The film is set in the holy city of Mashhad, in Iran, which has been plagued by a series of murders that have a clear pattern of targets: women who prostitute themselves on the streets of the city. The extremist serial killer – his identity is not a mystery to the spectators – claims to be committing those crimes to clean the city in the name of Allah. The police seem to want very little to do with these crimes and even some citizens seem unbothered by the violence because, for them, the biggest crime is that of the "impure” women who "corrupt" men.


Abbasi sought to give virtually the same prominence to the serial killer – Saeed, impeccably played by Mehdi Bajestani – as his justice-seeking foil – the journalist Rahimi, in an impressive and well-nuanced interpretation by Zar Amir Ebrahimi – which allows the audience to hear from both sides. We learn how and why people think like that, even if one of the sides doesn't make much sense for many audience members. Unfortunately, some minds have been formatted through various formal or informal powers to think in a certain way, and they may just transmit these teachings and thoughts to future generations.

The first two acts are full of the investigative aspects and wrought tension that mark many genre classics (David Fincher's name comes to mind as one of the significant influences), but it will make fools out of those who think that the film is merely a hunt for a serial killer. From an early age, the film explores, children experience a hypocritical society wherein there are explicit rules for some and more flexible rules for others. A society wherein a woman is still seen as inferior, needing permission even to rent a hotel room, being seen as incomplete whenever she does not have domestic activities and a husband to care for.
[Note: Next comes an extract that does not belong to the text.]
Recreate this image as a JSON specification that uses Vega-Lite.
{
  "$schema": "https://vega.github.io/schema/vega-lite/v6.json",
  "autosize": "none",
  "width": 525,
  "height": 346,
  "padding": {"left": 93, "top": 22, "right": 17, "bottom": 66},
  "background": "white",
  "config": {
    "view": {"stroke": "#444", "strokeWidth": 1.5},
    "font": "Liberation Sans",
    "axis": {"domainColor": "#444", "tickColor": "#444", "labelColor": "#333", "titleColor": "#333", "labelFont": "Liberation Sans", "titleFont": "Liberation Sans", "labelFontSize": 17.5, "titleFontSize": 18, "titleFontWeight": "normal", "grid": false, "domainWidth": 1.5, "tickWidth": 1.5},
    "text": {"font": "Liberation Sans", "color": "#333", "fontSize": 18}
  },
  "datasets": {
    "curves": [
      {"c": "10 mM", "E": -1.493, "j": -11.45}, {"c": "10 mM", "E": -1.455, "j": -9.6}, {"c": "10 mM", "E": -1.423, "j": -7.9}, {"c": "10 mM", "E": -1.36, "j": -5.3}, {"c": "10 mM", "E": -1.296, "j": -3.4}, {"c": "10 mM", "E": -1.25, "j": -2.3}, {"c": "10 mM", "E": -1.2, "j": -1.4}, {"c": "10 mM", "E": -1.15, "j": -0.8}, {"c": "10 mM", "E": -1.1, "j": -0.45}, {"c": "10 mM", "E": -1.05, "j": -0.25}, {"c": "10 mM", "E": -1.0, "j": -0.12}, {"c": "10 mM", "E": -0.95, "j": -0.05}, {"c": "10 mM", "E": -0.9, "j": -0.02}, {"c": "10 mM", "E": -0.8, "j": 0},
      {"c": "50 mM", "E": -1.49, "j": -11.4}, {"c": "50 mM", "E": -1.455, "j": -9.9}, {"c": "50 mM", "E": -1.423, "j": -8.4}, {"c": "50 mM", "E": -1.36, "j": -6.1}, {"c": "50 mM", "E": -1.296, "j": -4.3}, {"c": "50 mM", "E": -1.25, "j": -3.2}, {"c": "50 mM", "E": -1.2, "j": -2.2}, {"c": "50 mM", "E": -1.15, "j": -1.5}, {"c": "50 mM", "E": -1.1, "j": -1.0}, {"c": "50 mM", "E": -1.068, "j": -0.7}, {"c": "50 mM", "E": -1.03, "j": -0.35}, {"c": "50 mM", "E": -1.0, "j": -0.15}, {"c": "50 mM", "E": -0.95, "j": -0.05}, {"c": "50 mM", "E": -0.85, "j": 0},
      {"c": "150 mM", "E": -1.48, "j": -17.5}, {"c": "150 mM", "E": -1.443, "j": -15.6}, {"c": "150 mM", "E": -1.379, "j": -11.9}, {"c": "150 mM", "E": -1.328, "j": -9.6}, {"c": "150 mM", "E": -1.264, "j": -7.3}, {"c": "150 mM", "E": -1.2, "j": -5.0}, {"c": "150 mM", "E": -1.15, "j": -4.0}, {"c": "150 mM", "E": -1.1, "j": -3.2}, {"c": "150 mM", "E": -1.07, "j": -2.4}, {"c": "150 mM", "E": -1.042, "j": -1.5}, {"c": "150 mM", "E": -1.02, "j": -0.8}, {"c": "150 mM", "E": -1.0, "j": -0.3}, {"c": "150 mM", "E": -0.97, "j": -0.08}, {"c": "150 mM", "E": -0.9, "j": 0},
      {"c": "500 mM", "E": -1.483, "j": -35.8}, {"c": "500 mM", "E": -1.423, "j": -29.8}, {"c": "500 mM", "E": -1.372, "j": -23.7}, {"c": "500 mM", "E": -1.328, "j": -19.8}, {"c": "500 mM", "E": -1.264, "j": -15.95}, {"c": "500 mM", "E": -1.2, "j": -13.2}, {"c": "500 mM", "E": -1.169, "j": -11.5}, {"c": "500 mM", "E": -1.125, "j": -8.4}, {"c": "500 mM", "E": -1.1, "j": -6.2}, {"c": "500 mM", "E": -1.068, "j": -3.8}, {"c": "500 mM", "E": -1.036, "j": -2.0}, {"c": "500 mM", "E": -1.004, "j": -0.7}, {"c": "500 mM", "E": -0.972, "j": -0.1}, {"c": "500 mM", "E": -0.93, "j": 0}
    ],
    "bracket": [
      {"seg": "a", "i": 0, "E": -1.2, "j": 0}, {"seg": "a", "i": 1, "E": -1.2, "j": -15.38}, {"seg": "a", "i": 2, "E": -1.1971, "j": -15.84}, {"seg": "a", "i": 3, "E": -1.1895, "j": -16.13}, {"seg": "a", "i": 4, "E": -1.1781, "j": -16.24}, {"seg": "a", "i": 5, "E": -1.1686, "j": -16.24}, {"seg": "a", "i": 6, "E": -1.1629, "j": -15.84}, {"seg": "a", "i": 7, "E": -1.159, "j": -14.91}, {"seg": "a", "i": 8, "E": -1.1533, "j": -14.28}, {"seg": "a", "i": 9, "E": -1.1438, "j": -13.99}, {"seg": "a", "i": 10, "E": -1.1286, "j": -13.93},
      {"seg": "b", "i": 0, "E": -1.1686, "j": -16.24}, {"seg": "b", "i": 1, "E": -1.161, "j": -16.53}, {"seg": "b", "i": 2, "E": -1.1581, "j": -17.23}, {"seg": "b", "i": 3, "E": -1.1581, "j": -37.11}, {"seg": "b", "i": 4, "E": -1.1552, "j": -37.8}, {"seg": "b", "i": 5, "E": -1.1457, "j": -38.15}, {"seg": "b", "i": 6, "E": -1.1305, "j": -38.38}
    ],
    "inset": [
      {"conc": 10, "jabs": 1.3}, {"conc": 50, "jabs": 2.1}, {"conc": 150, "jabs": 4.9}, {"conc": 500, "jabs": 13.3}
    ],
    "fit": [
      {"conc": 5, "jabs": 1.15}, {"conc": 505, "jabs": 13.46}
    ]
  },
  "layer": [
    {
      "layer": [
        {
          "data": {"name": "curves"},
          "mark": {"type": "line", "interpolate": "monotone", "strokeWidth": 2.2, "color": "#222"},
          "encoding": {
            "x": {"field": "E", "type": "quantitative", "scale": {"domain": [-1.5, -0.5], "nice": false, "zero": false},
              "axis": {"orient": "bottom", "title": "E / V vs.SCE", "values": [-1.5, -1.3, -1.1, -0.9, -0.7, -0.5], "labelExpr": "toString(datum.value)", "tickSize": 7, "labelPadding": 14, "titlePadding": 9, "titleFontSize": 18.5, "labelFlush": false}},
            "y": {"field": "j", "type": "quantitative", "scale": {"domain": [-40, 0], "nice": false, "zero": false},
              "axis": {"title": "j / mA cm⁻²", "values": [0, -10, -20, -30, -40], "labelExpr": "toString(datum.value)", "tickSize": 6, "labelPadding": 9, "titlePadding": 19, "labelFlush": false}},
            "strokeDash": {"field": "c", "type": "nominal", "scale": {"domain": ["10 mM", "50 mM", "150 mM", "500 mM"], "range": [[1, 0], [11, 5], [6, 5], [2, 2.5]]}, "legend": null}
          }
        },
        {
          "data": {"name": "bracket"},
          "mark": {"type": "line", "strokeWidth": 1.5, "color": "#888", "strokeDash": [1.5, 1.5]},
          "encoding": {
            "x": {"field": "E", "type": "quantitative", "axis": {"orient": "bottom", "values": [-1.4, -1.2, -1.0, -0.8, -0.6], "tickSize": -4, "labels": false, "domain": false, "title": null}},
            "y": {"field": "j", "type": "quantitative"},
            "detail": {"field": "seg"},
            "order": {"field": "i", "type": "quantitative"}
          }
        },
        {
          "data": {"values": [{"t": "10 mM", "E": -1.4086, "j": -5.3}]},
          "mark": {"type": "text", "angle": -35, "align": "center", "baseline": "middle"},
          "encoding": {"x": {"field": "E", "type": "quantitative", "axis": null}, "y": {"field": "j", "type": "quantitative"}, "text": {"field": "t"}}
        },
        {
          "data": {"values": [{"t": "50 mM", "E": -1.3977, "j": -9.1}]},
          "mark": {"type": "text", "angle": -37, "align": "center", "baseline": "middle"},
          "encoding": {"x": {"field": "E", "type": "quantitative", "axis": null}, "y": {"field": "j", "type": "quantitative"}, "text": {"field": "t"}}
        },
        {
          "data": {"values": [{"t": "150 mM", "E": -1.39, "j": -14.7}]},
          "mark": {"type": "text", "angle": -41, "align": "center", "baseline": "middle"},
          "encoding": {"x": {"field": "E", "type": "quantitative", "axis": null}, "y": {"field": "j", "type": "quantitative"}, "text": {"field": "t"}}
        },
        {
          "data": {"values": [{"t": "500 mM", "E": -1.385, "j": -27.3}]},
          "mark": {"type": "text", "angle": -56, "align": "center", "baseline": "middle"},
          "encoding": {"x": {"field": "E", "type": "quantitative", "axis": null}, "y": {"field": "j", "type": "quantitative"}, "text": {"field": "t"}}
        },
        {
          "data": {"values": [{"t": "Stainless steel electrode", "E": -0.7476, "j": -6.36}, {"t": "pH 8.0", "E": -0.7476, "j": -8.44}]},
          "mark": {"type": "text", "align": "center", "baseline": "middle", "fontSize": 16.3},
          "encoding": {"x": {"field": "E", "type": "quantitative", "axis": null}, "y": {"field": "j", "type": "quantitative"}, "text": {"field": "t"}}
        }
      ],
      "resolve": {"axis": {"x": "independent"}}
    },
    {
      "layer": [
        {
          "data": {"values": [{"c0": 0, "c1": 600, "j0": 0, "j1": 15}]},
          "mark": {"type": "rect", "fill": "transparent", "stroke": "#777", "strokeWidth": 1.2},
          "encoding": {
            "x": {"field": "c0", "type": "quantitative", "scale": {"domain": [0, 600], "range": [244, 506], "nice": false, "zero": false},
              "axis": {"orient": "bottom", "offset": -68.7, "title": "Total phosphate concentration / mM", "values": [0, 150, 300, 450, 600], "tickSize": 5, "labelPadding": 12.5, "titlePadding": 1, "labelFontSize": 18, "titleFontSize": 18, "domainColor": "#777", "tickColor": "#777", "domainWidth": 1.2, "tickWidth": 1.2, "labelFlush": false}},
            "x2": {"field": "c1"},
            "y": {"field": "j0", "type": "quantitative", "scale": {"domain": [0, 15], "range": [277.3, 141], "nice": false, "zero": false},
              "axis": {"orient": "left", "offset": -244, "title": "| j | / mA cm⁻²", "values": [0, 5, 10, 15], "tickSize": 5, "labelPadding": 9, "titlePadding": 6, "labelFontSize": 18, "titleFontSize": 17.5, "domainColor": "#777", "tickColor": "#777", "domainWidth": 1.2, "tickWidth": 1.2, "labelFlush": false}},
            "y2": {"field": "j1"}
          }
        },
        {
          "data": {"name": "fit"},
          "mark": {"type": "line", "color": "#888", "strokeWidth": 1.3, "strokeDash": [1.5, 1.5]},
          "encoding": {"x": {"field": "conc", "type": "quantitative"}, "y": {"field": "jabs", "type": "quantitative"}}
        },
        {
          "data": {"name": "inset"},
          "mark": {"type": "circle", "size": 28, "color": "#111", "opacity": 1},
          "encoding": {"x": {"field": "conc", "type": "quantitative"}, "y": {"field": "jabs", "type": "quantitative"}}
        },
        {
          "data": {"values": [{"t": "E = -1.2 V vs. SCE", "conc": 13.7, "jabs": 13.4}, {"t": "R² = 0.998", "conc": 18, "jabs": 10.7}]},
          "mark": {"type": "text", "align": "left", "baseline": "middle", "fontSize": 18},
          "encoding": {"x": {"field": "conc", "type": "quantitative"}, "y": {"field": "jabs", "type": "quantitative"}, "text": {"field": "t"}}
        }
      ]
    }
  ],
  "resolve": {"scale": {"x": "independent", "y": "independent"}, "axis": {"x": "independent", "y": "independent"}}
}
Abbasi gives us several stabs – unlike the murderer who prefers to strangle – acutely and crudely, as Rahimi's intelligence and indignation become tangled. She is forced, time after time, to remain silent in the face of abuse from those who, in this time and space, are seen as superior. We feel similarly disheartened when we follow small fragments of the lives of those sex workers who often have to do their occupation to survive. They are victims twice over: victims of a society that abandoned them and victims of a community that still sees them as guilty.

In the third act, the film changes completely. It becomes clear that whole swaths of the community are on the side of the serial killer – forgive me, “vigilante,” by their standards. This group includes women. It includes children. After all, they can only follow the rules and limitations thought proper to the culture they are a part of. And that's why the final scene of Holy Spider – which at first may seem empty – is so impactful. Without spoiling, it reflects the bluntness of the whole film, which plays the difficult dual role of portraying and criticizing an entire culture trapped under the lashings of the past and present.


Technically, the movie is everything it should be. The black tones of the film are enhanced through beautiful cinematography, and they are accompanied by a dark and heavy sound composition. Even in an open environment, Abbasi's artistic choices convey to us a certain sense of claustrophobia that eerily represents what those women feel in their daily lives.

Holy Spider is a thriller filled with tension, violence and strong acting. But it goes well beyond that. The rawness with which it articulates its message will no doubt cause the ire of many. This is a movie with no fear – as the times require.